Zu den Zahlen: Von den nach Angaben der Republik knapp 23 000 Abonnements steht für 16 000 Mitte Januar eine Verlängerung an. Die Republik hofft darauf, dass zwei Drittel der Abonnenten bleiben. Bei einer Quote von weniger als 50 Prozent müssten beim Projekt Einsparungen erfolgen. Für eine ausgeglichene Rechnung hat die Republik 28 000 Abonennten als Ziel. Bislang wird die Lücke von Kapitalgebern überbrückt.

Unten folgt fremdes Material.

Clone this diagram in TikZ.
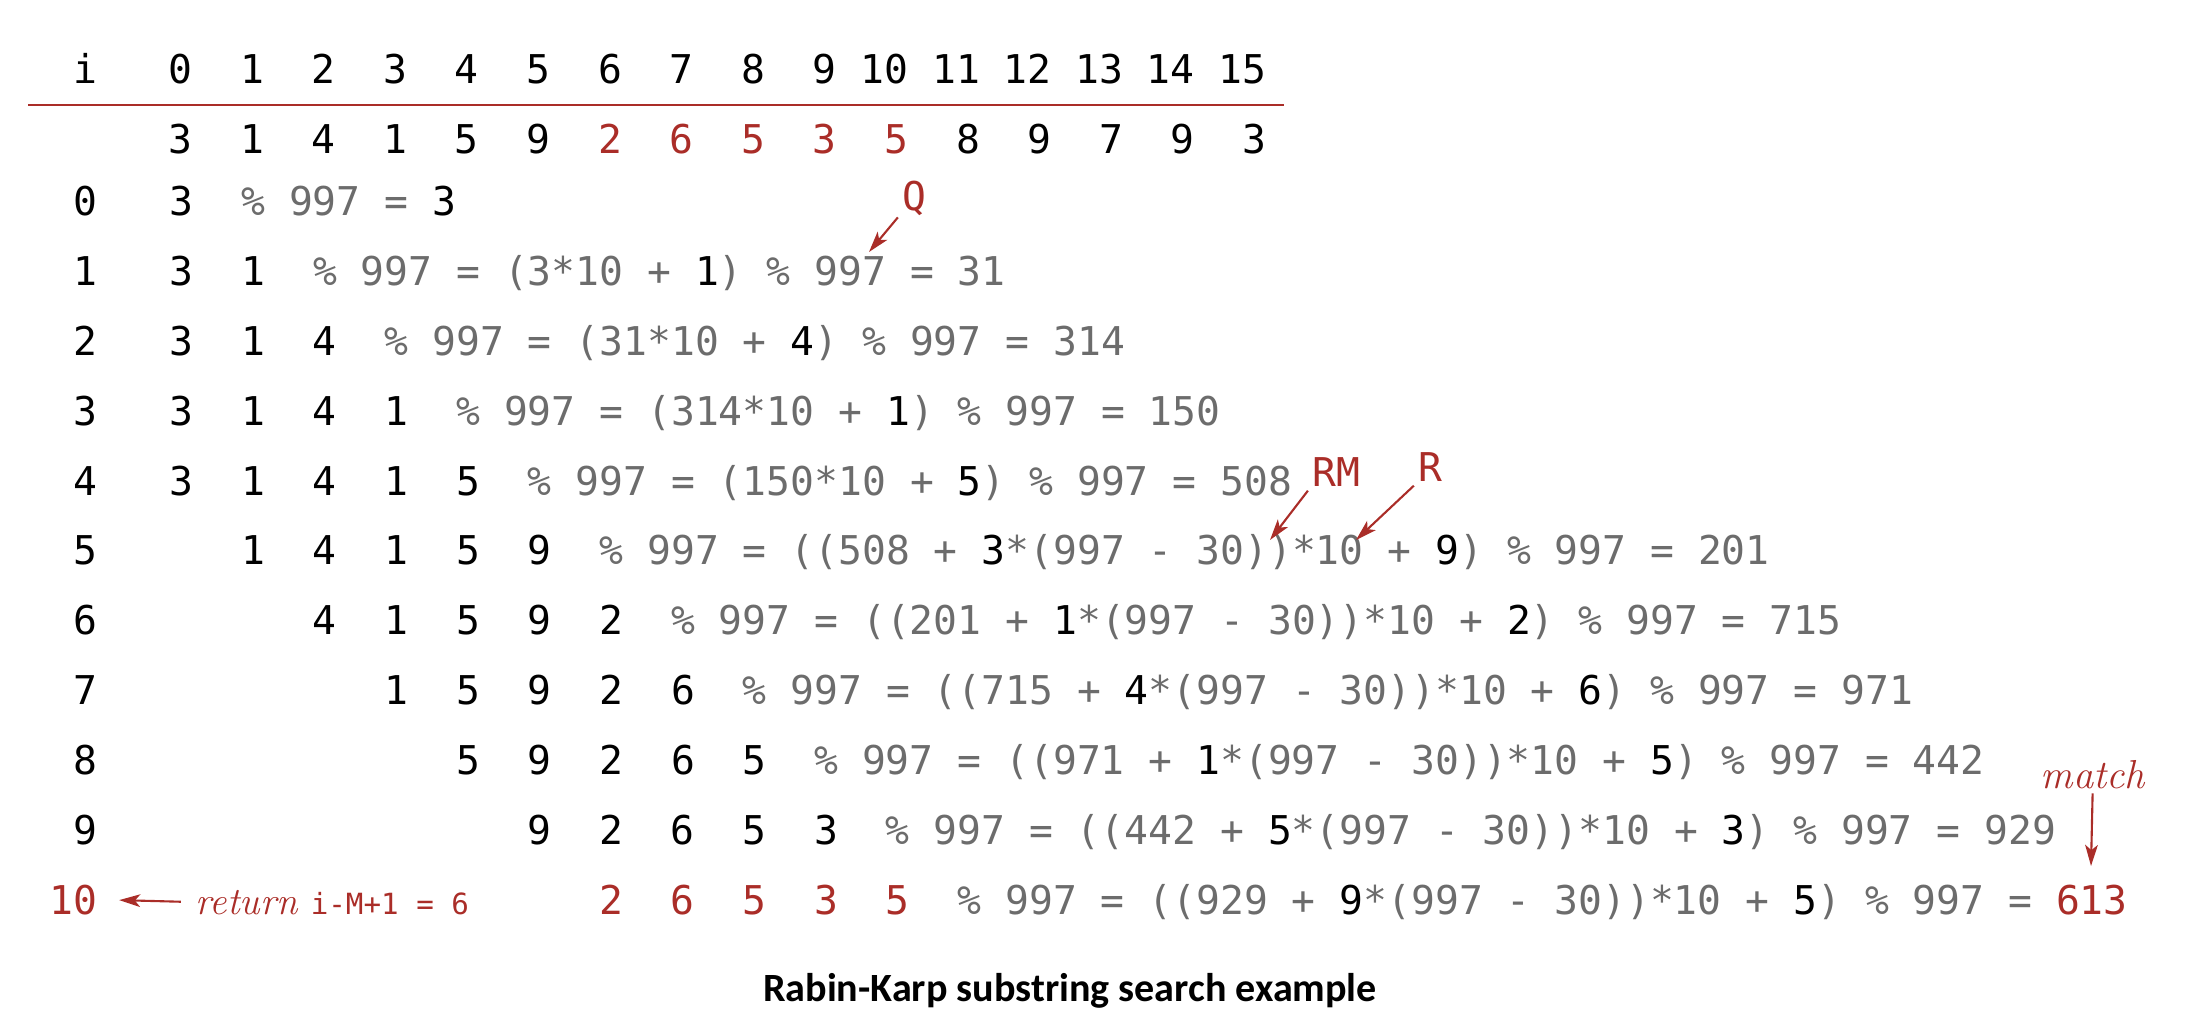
\documentclass[tikz,border=0pt]{standalone}
\usepackage{fontspec}
\newfontfamily\codefont{DejaVu Sans Mono}
\newfontfamily\titlefont{Carlito}
\usetikzlibrary{arrows.meta}
\definecolor{bookred}{RGB}{170,45,40}
\definecolor{codegray}{RGB}{108,108,108}
\newcommand{\gr}[1]{\textcolor{codegray}{#1}}
\newcommand{\kd}[1]{\textcolor{black}{#1}}
\begin{document}
\begin{tikzpicture}[x=0.01cm, y=-0.01cm, >={Stealth[length=6pt,width=3.6pt,inset=1.5pt]},
    code/.style={font=\codefont\fontsize{11.28}{13}\selectfont},
    num/.style={code, anchor=base east, inner sep=0pt},
    row/.style={code, anchor=base west, inner sep=0pt},
    note/.style={code, text=bookred, inner sep=1pt},
    pointer/.style={->, draw=bookred, line width=0.6pt}]
    \useasboundingbox (0,0) rectangle (2188,1022);
    % index header and text
    \node[num] (hi) at (98,84) {i};
    \foreach \n in {0,...,15}
        \node[num] (h\n) at ({193+71.6*\n},84) {\n};
    \draw[bookred, line width=0.8pt] (28,105) -- (1284,105);
    \foreach \d/\c [count=\k from 0] in {3/black,1/black,4/black,1/black,5/black,9/black,2/bookred,6/bookred,5/bookred,3/bookred,5/bookred,8/black,9/black,7/black,9/black,3/black}
        \node[num, text=\c] (t\k) at ({193+71.6*\k},154) {\d};
    % row numbers
    \foreach \r in {0,...,9}
        \node[num] (r\r) at (98,{216+69.8*\r}) {\r};
    \node[num, text=bookred] (r10) at (98,914) {10};
    % hash computations
    \node[row] (s0) at (169,216) {3~~\gr{\% 997 = \kd{3}}};
    \node[row] (s1) at (169,285.8) {3~~1~~\gr{\% 997 = (3*10 + \kd{1}) \% 997 = 31}};
    \node[row] (s2) at (169,355.6) {3~~1~~4~~\gr{\% 997 = (31*10 + \kd{4}) \% 997 = 314}};
    \node[row] (s3) at (169,425.4) {3~~1~~4~~1~~\gr{\% 997 = (314*10 + \kd{1}) \% 997 = 150}};
    \node[row] (s4) at (169,495.2) {3~~1~~4~~1~~5~~\gr{\% 997 = (150*10 + \kd{5}) \% 997 = 508}};
    \node[row] (s5) at (240.6,565) {1~~4~~1~~5~~9~~\gr{\% 997 = ((508 + \kd{3}*(997 - 30))*10 + \kd{9}) \% 997 = 201}};
    \node[row] (s6) at (312.2,634.8) {4~~1~~5~~9~~2~~\gr{\% 997 = ((201 + \kd{1}*(997 - 30))*10 + \kd{2}) \% 997 = 715}};
    \node[row] (s7) at (383.8,704.6) {1~~5~~9~~2~~6~~\gr{\% 997 = ((715 + \kd{4}*(997 - 30))*10 + \kd{6}) \% 997 = 971}};
    \node[row] (s8) at (455.4,774.4) {5~~9~~2~~6~~5~~\gr{\% 997 = ((971 + \kd{1}*(997 - 30))*10 + \kd{5}) \% 997 = 442}};
    \node[row] (s9) at (527,844.2) {9~~2~~6~~5~~3~~\gr{\% 997 = ((442 + \kd{5}*(997 - 30))*10 + \kd{3}) \% 997 = 929}};
    \node[row] (s10) at (598.6,914) {\textcolor{bookred}{2~~6~~5~~3~~5}~~\gr{\% 997 = ((929 + \kd{9}*(997 - 30))*10 + \kd{5}) \% 997 = \textcolor{bookred}{613}}};
    % labels and pointers
    \node[note] (q) at (914,198) {Q};
    \coordinate (qtip) at (869,252);
    \draw[pointer] (q) -- (qtip);
    \node[note] (rm) at (1336,472) {RM};
    \coordinate (rmtip) at (1270,540);
    \draw[pointer] (rm.south west) -- (rmtip);
    \node[note] (rr) at (1430,467) {R};
    \coordinate (rtip) at (1356,540);
    \draw[pointer] (rr.south west) -- (rtip);
    \node[note, font=\itshape\fontsize{11.5}{13}\selectfont] (match) at (2093,775) {match};
    \coordinate (mtip) at (2091,866);
    \draw[pointer] (match) -- (mtip);
    \node[anchor=base west, inner sep=0pt, text=bookred] (ret) at (195,914)
        {\itshape\fontsize{11}{13}\selectfont return \codefont\upshape\fontsize{8.3}{10}\selectfont i-M+1 = 6};
    \draw[pointer, shorten <=4pt, shorten >=6pt] (ret.west) -- (r10.east);
    \node[font=\titlefont\bfseries\fontsize{11.4}{13}\selectfont] (title) at (1070,991) {Rabin-Karp substring search example};
\end{tikzpicture}
\end{document}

Nein, man muss kein Republikaner werden, um die Demokratie zu retten oder auch nur den Journalismus. Wer 240 Franken (213 Euro) übrig hat, erhält aber ein Jahr lang drei, vier spannende Artikel pro Woche auf den Bildschirm und alle ein, zwei Wochen einen überragenden. Und vielleicht wird es ja doch noch etwas mit der Debattenkultur.